No caso da TI Cachoeira Seca, o povo Arara foi fortemente impactado pela abertura da rodovia Transamazônica, em 1971, que atingiu diretamente o território e os padrões tradicionais de autonomia e articulação intercomunitária do povo. No mesmo ano, a Funai cria a Frente de Atração Arara (FAA) para atrair o grupo de forma a protegê-lo das atividades referentes à estrada e, em 1988, foi contatado o primeiro grupo residencial que se localizava no rio Penetecaua, margem norte da rodovia. Por pressões das frentes colonizadoras, aquela comunidade foi obrigada a ocupar somente a região sul (Terra Indígena Arara I).

Após indícios da presença de outro grupo, até então não contatado, a Funai interdita uma área de 1.060.400 hectares e, em 1988, procedeu-se o contato definitivo com os Arara ocupantes da região dos Igarapés Olhões, Liberdade e Curuá-una, abrangendo a região da Cachoeira Seca.

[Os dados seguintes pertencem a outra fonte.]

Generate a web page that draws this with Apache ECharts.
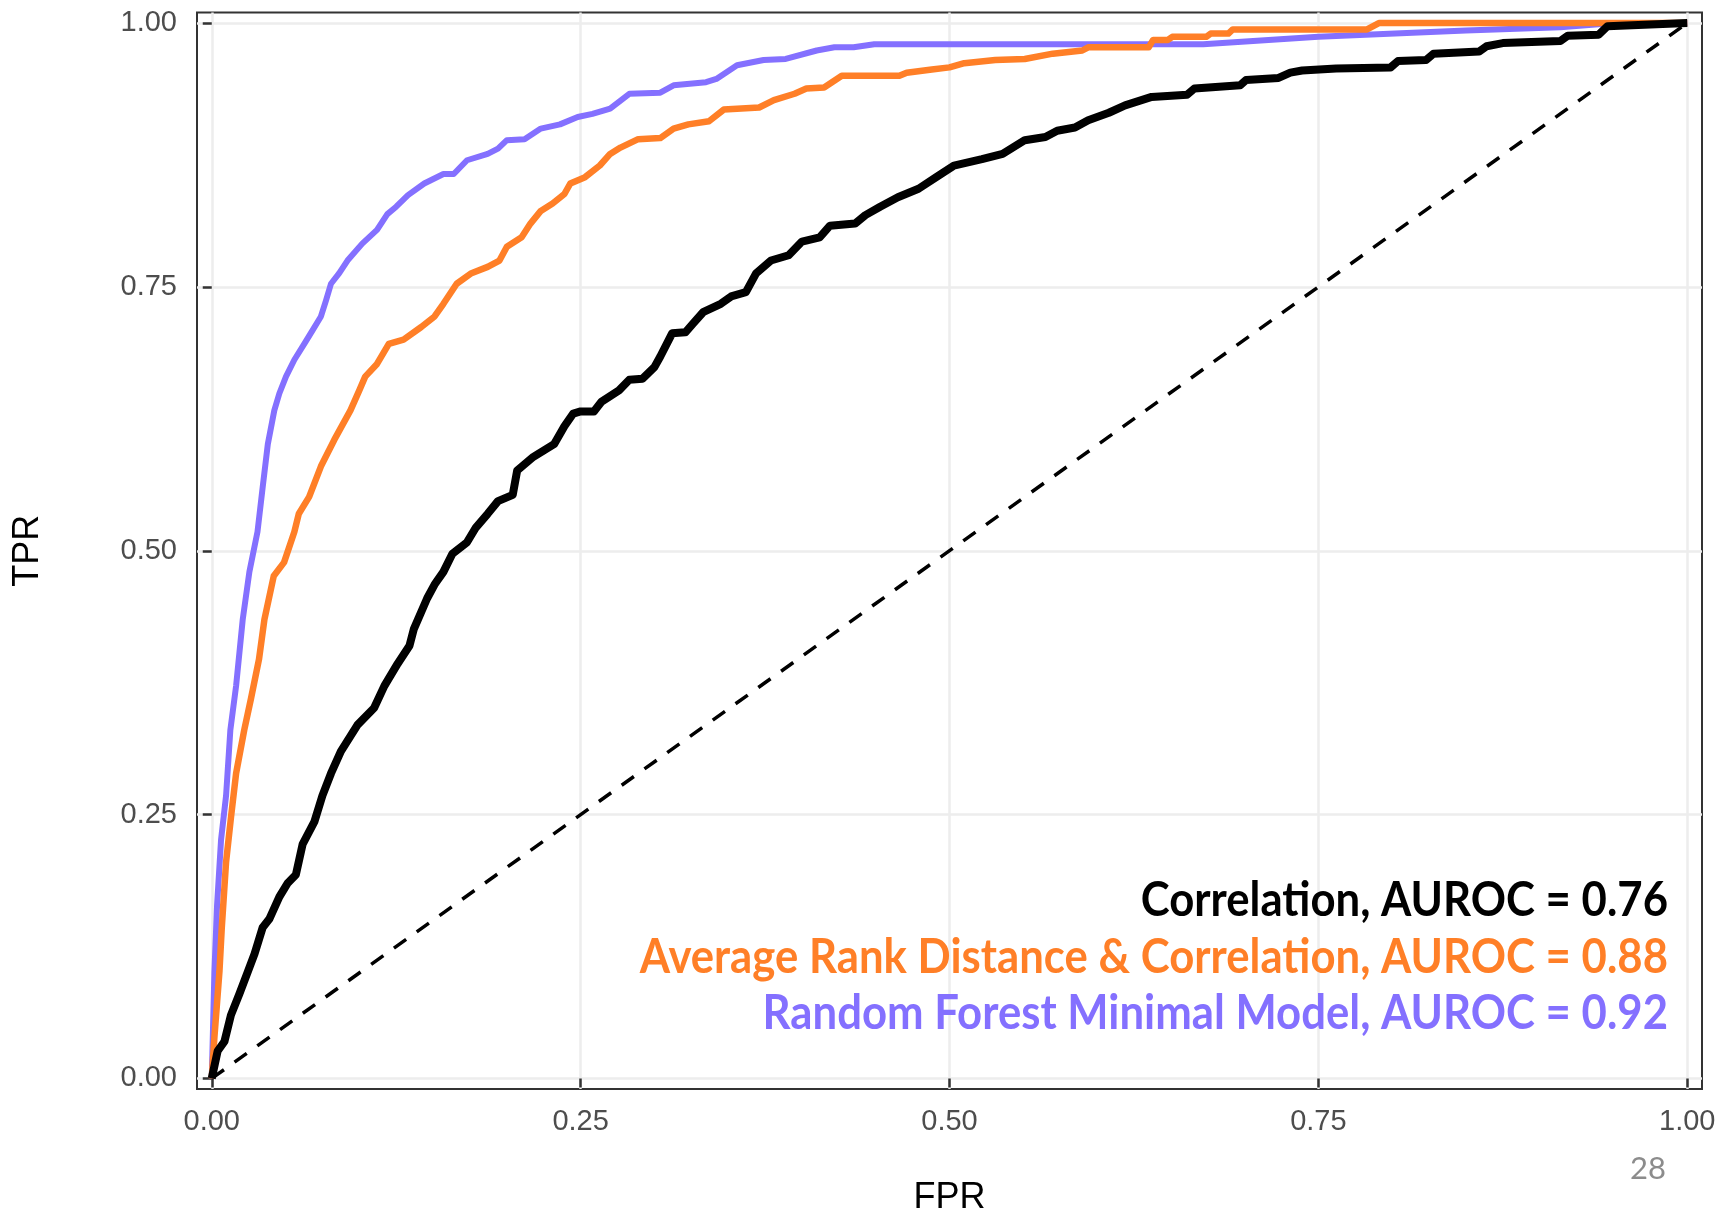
<!DOCTYPE html>
<html><head><meta charset="utf-8">
<script src="https://cdn.jsdelivr.net/npm/echarts@6/dist/echarts.min.js"></script>
<style>html,body{margin:0;padding:0;background:#fff}#c{width:1736px;height:1212px}</style>
</head><body><div id="c"></div>
<script>
// ---- data ----
const tickValues = [0, 0.25, 0.5, 0.75, 1];
const tickLabels = ['0.00', '0.25', '0.50', '0.75', '1.00'];
const xTitle = 'FPR';
const yTitle = 'TPR';
const seriesNames = ['Correlation', 'Average Rank Distance & Correlation', 'Random Forest Minimal Model'];
const aurocValues = [0.76, 0.88, 0.92];
const pageNumber = '28';

const correlationROC = [
  [0,0],[0.004,0.026],[0.0086,0.035],[0.013,0.06],[0.0187,0.08],[0.0244,0.101],[0.029,0.118],
  [0.0345,0.143],[0.039,0.151],[0.0458,0.172],[0.0514,0.185],[0.057,0.193],[0.0616,0.222],
  [0.0695,0.243],[0.075,0.268],[0.0808,0.289],[0.0875,0.31],[0.0988,0.335],[0.110,0.351],
  [0.117,0.372],[0.126,0.393],[0.134,0.41],[0.137,0.426],[0.146,0.455],[0.151,0.468],
  [0.157,0.48],[0.163,0.497],[0.173,0.508],[0.179,0.522],[0.187,0.535],[0.194,0.547],
  [0.204,0.553],[0.207,0.576],[0.218,0.589],[0.232,0.601],[0.239,0.618],[0.245,0.630],
  [0.250,0.632],[0.259,0.632],[0.264,0.641],[0.276,0.652],[0.283,0.662],[0.292,0.663],
  [0.300,0.674],[0.304,0.684],[0.312,0.706],[0.321,0.707],[0.326,0.715],[0.333,0.726],
  [0.345,0.734],[0.352,0.741],[0.362,0.745],[0.369,0.763],[0.379,0.775],[0.391,0.780],
  [0.400,0.793],[0.412,0.797],[0.419,0.808],[0.436,0.810],[0.443,0.818],[0.453,0.826],
  [0.465,0.835],[0.479,0.843],[0.491,0.854],[0.503,0.865],[0.522,0.871],[0.536,0.876],
  [0.551,0.889],[0.565,0.892],[0.573,0.898],[0.585,0.901],[0.594,0.908],[0.608,0.915],
  [0.619,0.922],[0.637,0.930],[0.661,0.932],[0.666,0.938],[0.697,0.941],[0.701,0.946],
  [0.723,0.948],[0.731,0.953],[0.739,0.955],[0.762,0.957],[0.799,0.958],[0.804,0.964],
  [0.823,0.965],[0.828,0.971],[0.859,0.973],[0.864,0.978],[0.875,0.981],[0.914,0.983],
  [0.919,0.988],[0.940,0.989],[0.946,0.997],[1,1]
];
const averageRankROC = [
  [0,0],[0.0018,0.039],[0.0052,0.101],[0.0068,0.143],[0.0097,0.205],[0.013,0.247],[0.0165,0.289],
  [0.022,0.33],[0.0266,0.36],[0.032,0.397],[0.0357,0.435],[0.042,0.476],[0.049,0.489],
  [0.056,0.518],[0.059,0.535],[0.066,0.551],[0.074,0.58],[0.083,0.605],[0.094,0.633],
  [0.100,0.652],[0.104,0.665],[0.112,0.677],[0.120,0.696],[0.130,0.700],[0.142,0.712],
  [0.151,0.722],[0.157,0.734],[0.166,0.753],[0.176,0.763],[0.187,0.769],[0.195,0.775],
  [0.200,0.788],[0.210,0.797],[0.216,0.810],[0.223,0.822],[0.231,0.829],[0.239,0.838],
  [0.243,0.848],[0.253,0.854],[0.263,0.865],[0.270,0.876],[0.277,0.882],[0.289,0.890],
  [0.304,0.891],[0.313,0.900],[0.323,0.904],[0.337,0.907],[0.347,0.918],[0.371,0.920],
  [0.381,0.927],[0.395,0.933],[0.403,0.938],[0.415,0.939],[0.427,0.950],[0.466,0.950],
  [0.471,0.953],[0.488,0.956],[0.500,0.958],[0.510,0.962],[0.531,0.965],[0.551,0.966],
  [0.570,0.971],[0.590,0.974],[0.594,0.977],[0.635,0.977],[0.638,0.984],[0.648,0.984],
  [0.651,0.987],[0.674,0.987],[0.677,0.990],[0.689,0.990],[0.692,0.994],[0.783,0.994],
  [0.791,1.0],[1,1]
];
const randomForestROC = [
  [0,0],[0.0018,0.101],[0.0036,0.164],[0.0063,0.226],[0.0097,0.268],[0.0126,0.33],[0.0165,0.372],
  [0.021,0.435],[0.0255,0.48],[0.031,0.518],[0.0345,0.56],[0.038,0.601],[0.0424,0.633],
  [0.0458,0.649],[0.0503,0.665],[0.056,0.681],[0.0627,0.696],[0.0684,0.709],[0.074,0.722],
  [0.0774,0.737],[0.0808,0.753],[0.0864,0.763],[0.092,0.775],[0.102,0.791],[0.112,0.804],
  [0.119,0.819],[0.125,0.826],[0.133,0.837],[0.144,0.848],[0.157,0.857],[0.164,0.857],
  [0.173,0.870],[0.187,0.876],[0.194,0.881],[0.200,0.889],[0.212,0.890],[0.223,0.900],
  [0.236,0.904],[0.248,0.911],[0.258,0.914],[0.270,0.919],[0.283,0.933],[0.304,0.934],
  [0.313,0.941],[0.335,0.944],[0.342,0.947],[0.356,0.960],[0.374,0.965],[0.389,0.966],
  [0.410,0.974],[0.422,0.977],[0.435,0.977],[0.449,0.980],[0.672,0.980],[0.75,0.987],
  [0.85,0.993],[0.914,0.996],[0.942,0.999],[1,1]
];
const chanceLine = [[0,0],[1,1]];

// ---- styling ----
const colors = ['#000000', '#FF7F27', '#8470FF'];
const lineWidths = [8, 6.5, 6];
const rocData = [correlationROC, averageRankROC, randomForestROC];

function tickLabel(v) {
  const i = tickValues.findIndex(t => Math.abs(t - v) < 1e-9);
  return i >= 0 ? tickLabels[i] : '';
}

const axisCommon = {
  type: 'value', min: -0.01, max: 1.01,
  axisLine: { show: false },
  axisTick: { show: true, length: 9, customValues: tickValues, lineStyle: { color: '#333333', width: 2.5 } },
  splitLine: { show: true, lineStyle: { color: '#EDEDED', width: 2.5 } },
  nameLocation: 'middle',
  nameTextStyle: { fontFamily: 'Liberation Sans', fontSize: 36, color: '#000' }
};

const chart = echarts.init(document.getElementById('c'), null, { renderer: 'canvas' });
chart.setOption({
  animation: false,
  backgroundColor: '#ffffff',
  grid: { left: 197, right: 34, top: 12.5, bottom: 123, show: true, borderColor: '#333333', borderWidth: 2, backgroundColor: '#fff', outerBoundsMode: 'none' },
  xAxis: Object.assign({}, axisCommon, {
    name: xTitle, nameGap: 91,
    axisLabel: { customValues: tickValues, formatter: tickLabel, fontFamily: 'Liberation Sans', fontSize: 29, color: '#4D4D4D', margin: 18 }
  }),
  yAxis: Object.assign({}, axisCommon, {
    name: yTitle, nameGap: 151, nameRotate: 90,
    axisLabel: { customValues: tickValues, formatter: tickLabel, fontFamily: 'Liberation Sans', fontSize: 29, color: '#4D4D4D', margin: 20 }
  }),
  series: [
    { type: 'line', name: 'chance', data: chanceLine, showSymbol: false, symbol: 'none', z: 1,
      lineStyle: { color: '#000', width: 3.5, type: [15, 13] } },
    ...[2, 1, 0].map(i => ({
      type: 'line', name: seriesNames[i], data: rocData[i], showSymbol: false, symbol: 'none',
      z: 2 + (2 - i), lineStyle: { color: colors[i], width: lineWidths[i], join: 'round', cap: 'butt' }
    }))
  ],
  graphic: [
    ...seriesNames.map((n, i) => ({
      type: 'text', x: 1668, y: 901 + i * 56.5, scaleX: 0.93, z: 100,
      style: { text: n + ', AUROC = ' + aurocValues[i].toFixed(2), fill: colors[i],
        fontFamily: 'Lato', fontWeight: 'bold', fontSize: 47, align: 'right', verticalAlign: 'middle' }
    })),
    { type: 'text', x: 1666, y: 1169, z: 100,
      style: { text: pageNumber, fill: '#8C8C8C', fontFamily: 'Lato', fontSize: 31, align: 'right', verticalAlign: 'middle' } }
  ]
});
</script>
</body></html>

Em 22 de janeiro de 1993, a Terra Indígena Cachoeira Seca foi declarada como de ocupação tradicional indígena, mas passou por diversas contestações jurídicas e uma anulação da portaria declaratória em 1997. Em 2004, a Funai determinou a realização de novos estudos, resultando em nova proposta de identificação e delimitação para a terra indígena, com superfície de 734.027 hectares. Os novos estudos foram aprovados pelo Presidente da Funai e a portaria declaratória foi assinada em 2008. A TI Cachoeira Seca ainda não foi homologada.

Um levantamento apresentado por Fábio Nogueira, chefe da Frente de Proteção Etnoambiental do Médio Xingu, demonstrou o aumento expressivo das taxas de desmatamento desde o início da abertura da Transamazônica com um registro de 500 ha/ano para 2.700 ha/ano em 2004. Segue o mesmo ritmo a ocupação da terra indígena por não indígenas que passou de 311 ocupações, em 1992, para 1.171 em 2011. Fábio destacou a natureza dessas ocupações que conta com 54% de grandes fazendas. “Esse dado é importante porque desmonta o argumento de que os ocupantes são colonos”.